Counting binary matrices with given row and column sums

Abstract:

This paper is concerned with the calculation of certain numbers $sb(\bar p)$, $b(\bar p,\bar q)$ related to combinatorial problems and graph theory. $\bar p,\bar q$ are vectors of nonnegative integers, and $sb(\bar p)$ is the number of labelled graphs with vertex degree sequence $\bar p$, or equivalently, the number of 0-diagonal, symmetric, binary matrices with row sum $\bar p$. Similarly, $b(\bar p,\bar q)$ is the number of binary rectangular matrices with row sum $\bar p$ and column sum $\bar q$. The numbers also appear as coefficients in the expansions $\Pi (1 + {x_i}{x_j})$, $\Pi (1 + {x_i}{y_j})$. Explicit (i.e., nonrecursive) formulas for $sb(\bar p)$, $b(\bar p,\bar q)$ are developed, together with an analysis of their complexity.
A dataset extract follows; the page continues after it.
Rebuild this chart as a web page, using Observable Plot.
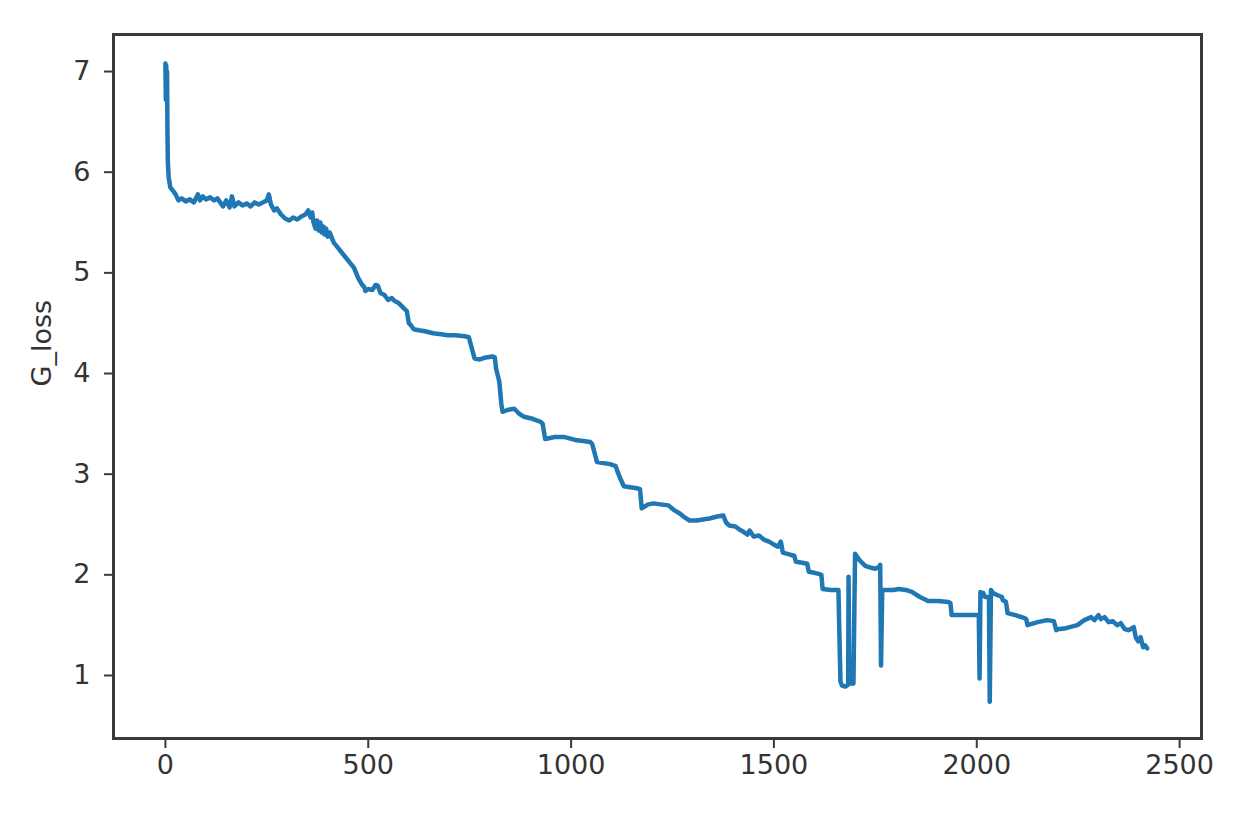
<!DOCTYPE html>
<html>
<head>
<meta charset="utf-8">
<script src="https://cdn.jsdelivr.net/npm/d3@7"></script>
<script src="https://cdn.jsdelivr.net/npm/@observablehq/plot@0.6"></script>
<style>
  html, body { margin: 0; padding: 0; background: #fff; }
  #chart { width: 1244px; height: 819px; }
</style>
</head>
<body>
<div id="chart"></div>
<script>
// Iteration steps
const steps = [0,1,2,3,4,5,6,8,12,18,25,32,40,50,60,70,80,85,92,100,110,120,128,135,142,150,158,164,170,180,190,200,210,220,230,240,250,255,260,268,275,285,295,305,315,325,335,345,352,358,362,365,370,374,378,382,385,390,392,396,400,405,408,415,425,435,445,455,465,475,485,490,493,500,510,518,524,530,540,549,558,565,575,585,595,600,605,612,625,640,660,680,696,715,738,748,752,762,775,790,806,812,815,823,828,831,845,860,872,884,905,925,930,936,960,982,1010,1030,1047,1052,1064,1080,1096,1110,1115,1121,1130,1145,1162,1170,1174,1190,1203,1220,1240,1255,1268,1280,1292,1310,1325,1341,1360,1375,1382,1390,1405,1415,1424,1435,1440,1450,1463,1475,1488,1500,1510,1517,1522,1540,1550,1554,1570,1582,1586,1600,1610,1617,1620,1640,1659,1662,1664,1668,1676,1683,1684,1686,1696,1700,1712,1725,1740,1750,1760,1762,1764,1767,1780,1795,1807,1825,1840,1860,1880,1905,1930,1935,1938,1960,1995,2005,2007,2009,2013,2016,2020,2030,2032,2035,2040,2050,2062,2064,2072,2076,2095,2118,2122,2125,2150,2174,2190,2196,2199,2220,2248,2265,2282,2290,2300,2306,2315,2325,2335,2346,2355,2365,2375,2387,2392,2398,2404,2410,2415,2420,2427];
// G_loss values
const gLoss = [7.08,6.72,7.06,6.78,7.0,6.4,6.1,5.95,5.85,5.82,5.78,5.72,5.74,5.71,5.73,5.7,5.78,5.72,5.76,5.73,5.75,5.72,5.74,5.7,5.66,5.72,5.65,5.76,5.66,5.7,5.67,5.69,5.66,5.7,5.68,5.7,5.72,5.78,5.68,5.62,5.64,5.58,5.54,5.52,5.55,5.53,5.56,5.58,5.62,5.55,5.6,5.5,5.44,5.52,5.42,5.5,5.4,5.46,5.38,5.44,5.36,5.4,5.37,5.3,5.25,5.2,5.15,5.1,5.05,4.95,4.88,4.86,4.82,4.84,4.83,4.88,4.87,4.8,4.78,4.73,4.75,4.72,4.7,4.66,4.62,4.5,4.48,4.44,4.43,4.42,4.4,4.39,4.38,4.38,4.37,4.36,4.3,4.15,4.14,4.16,4.17,4.16,4.05,3.92,3.7,3.62,3.64,3.65,3.6,3.57,3.55,3.52,3.5,3.35,3.37,3.37,3.34,3.33,3.32,3.3,3.12,3.11,3.1,3.08,3.02,2.96,2.88,2.87,2.86,2.85,2.66,2.7,2.71,2.7,2.69,2.64,2.61,2.57,2.54,2.54,2.55,2.56,2.58,2.59,2.52,2.49,2.48,2.45,2.43,2.4,2.44,2.38,2.39,2.35,2.33,2.3,2.28,2.33,2.22,2.2,2.19,2.13,2.12,2.11,2.03,2.02,2.01,2.0,1.86,1.85,1.85,1.3,0.94,0.9,0.89,0.91,1.98,0.92,0.92,2.21,2.14,2.09,2.07,2.06,2.08,2.1,1.1,1.85,1.85,1.85,1.86,1.85,1.83,1.78,1.74,1.74,1.73,1.72,1.6,1.6,1.6,1.6,0.97,1.83,1.8,1.82,1.78,1.78,0.74,1.85,1.82,1.8,1.78,1.75,1.73,1.62,1.6,1.57,1.56,1.5,1.53,1.55,1.54,1.45,1.46,1.47,1.5,1.55,1.58,1.55,1.6,1.56,1.58,1.53,1.54,1.5,1.52,1.46,1.45,1.48,1.38,1.34,1.38,1.28,1.3,1.27];
const xTicks = [0, 500, 1000, 1500, 2000, 2500];
const yTicks = [1, 2, 3, 4, 5, 6, 7];
const yLabel = "G_loss";

const data = steps.map((s, i) => ({step: s, loss: gLoss[i]}));

const chart = Plot.plot({
  width: 1244,
  height: 819,
  marginLeft: 113,
  marginRight: 43,
  marginTop: 34,
  marginBottom: 81,
  style: {fontFamily: "DejaVu Sans", fontSize: "27px", color: "#333", background: "#fff"},
  x: {domain: [-128, 2554]},
  y: {domain: [0.374, 7.368]},
  marks: [
    Plot.line(data, {x: "step", y: "loss", stroke: "#1f77b4", strokeWidth: 4.5, strokeLinejoin: "round", strokeLinecap: "round"}),
    Plot.frame({stroke: "#3a3a3a", strokeWidth: 3}),
    Plot.axisX({ticks: xTicks, tickFormat: d => String(d), tickSize: 10, tickPadding: 6, stroke: "#3a3a3a", strokeWidth: 2, fill: "#333", fontSize: 27, label: null}),
    Plot.axisY({ticks: yTicks, tickFormat: d => String(d), tickSize: 9, tickPadding: 14, stroke: "#3a3a3a", strokeWidth: 2, fill: "#333", fontSize: 27, label: null}),
    Plot.text([yLabel], {frameAnchor: "left", rotate: -90, dx: -71, fill: "#333", fontSize: 27, text: d => d})
  ]
});
document.getElementById("chart").appendChild(chart);
</script>
</body>
</html>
Properties of $\bar p$ (or $\bar q$), such as $\max \{ {p_i}\}$, $k = \Sigma {p_i}$, $n = \# \{ {p_i} \ne 0\}$, are incorporated into a numerical invariant which measures the total "cost" (or computing time). The performance of the theory for practical calculations has been thoroughly tested. For example, with suitable restrictions on $\bar p$ one may obtain $sb(\bar p)$ for, say, $n = 20$ or $k = 30$.